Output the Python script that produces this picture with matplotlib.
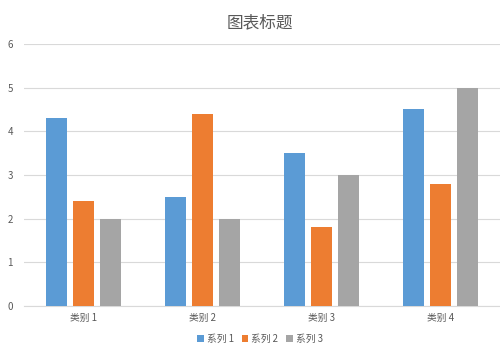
import numpy as np
import matplotlib.pyplot as plt

plt.rcParams['font.family'] = ['Noto Sans CJK SC', 'DejaVu Sans']

categories = ['类别 1', '类别 2', '类别 3', '类别 4']
series_names = ['系列 1', '系列 2', '系列 3']
series1 = [4.3, 2.5, 3.5, 4.5]
series2 = [2.4, 4.4, 1.8, 2.8]
series3 = [2, 2, 3, 5]
colors = ['#5B9BD5', '#ED7D31', '#A5A5A5']

fig = plt.figure(figsize=(5, 3.51), dpi=100)
ax = fig.add_axes([0.048, 0.128, 0.952, 0.747])

x = np.arange(len(categories))
w = 0.177
step = 0.227
for i, (vals, name) in enumerate(zip([series1, series2, series3], series_names)):
    ax.bar(x + (i - 1) * step, vals, width=w, color=colors[i], label=name, zorder=3)

ax.set_xlim(-0.5, 3.5)
ax.set_ylim(0, 6)
ax.set_yticks(range(7))
ax.set_xticks(x)
ax.set_xticklabels(categories)
ax.yaxis.grid(True, color='#D9D9D9', linewidth=0.8, zorder=0)
for s in ['top', 'right', 'left']:
    ax.spines[s].set_visible(False)
ax.spines['bottom'].set_color('#D9D9D9')
ax.tick_params(axis='both', length=0, labelsize=7, colors='#595959')
ax.tick_params(axis='x', pad=5)
ax.tick_params(axis='y', pad=8)

fig.text(0.52, 0.935, '图表标题', ha='center', va='center', fontsize=12, color='#595959')
fig.legend(loc='center', bbox_to_anchor=(0.52, 0.035), ncol=3, frameon=False,
           fontsize=7, handlelength=0.7, handleheight=0.7, handletextpad=0.3,
           columnspacing=0.8, labelcolor='#595959')

fig.savefig('out.png')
· · · · · · ·
— WORK TO DO —
Output the data above without changes, apart from leaving out the pictures.

— EXPECTED OUTPUT —
Output the Python script that produces this picture with matplotlib.
import numpy as np
import matplotlib.pyplot as plt

plt.rcParams['font.family'] = ['Noto Sans CJK SC', 'DejaVu Sans']

categories = ['类别 1', '类别 2', '类别 3', '类别 4']
series_names = ['系列 1', '系列 2', '系列 3']
series1 = [4.3, 2.5, 3.5, 4.5]
series2 = [2.4, 4.4, 1.8, 2.8]
series3 = [2, 2, 3, 5]
colors = ['#5B9BD5', '#ED7D31', '#A5A5A5']

fig = plt.figure(figsize=(5, 3.51), dpi=100)
ax = fig.add_axes([0.048, 0.128, 0.952, 0.747])

x = np.arange(len(categories))
w = 0.177
step = 0.227
for i, (vals, name) in enumerate(zip([series1, series2, series3], series_names)):
    ax.bar(x + (i - 1) * step, vals, width=w, color=colors[i], label=name, zorder=3)

ax.set_xlim(-0.5, 3.5)
ax.set_ylim(0, 6)
ax.set_yticks(range(7))
ax.set_xticks(x)
ax.set_xticklabels(categories)
ax.yaxis.grid(True, color='#D9D9D9', linewidth=0.8, zorder=0)
for s in ['top', 'right', 'left']:
    ax.spines[s].set_visible(False)
ax.spines['bottom'].set_color('#D9D9D9')
ax.tick_params(axis='both', length=0, labelsize=7, colors='#595959')
ax.tick_params(axis='x', pad=5)
ax.tick_params(axis='y', pad=8)

fig.text(0.52, 0.935, '图表标题', ha='center', va='center', fontsize=12, color='#595959')
fig.legend(loc='center', bbox_to_anchor=(0.52, 0.035), ncol=3, frameon=False,
           fontsize=7, handlelength=0.7, handleheight=0.7, handletextpad=0.3,
           columnspacing=0.8, labelcolor='#595959')

fig.savefig('out.png')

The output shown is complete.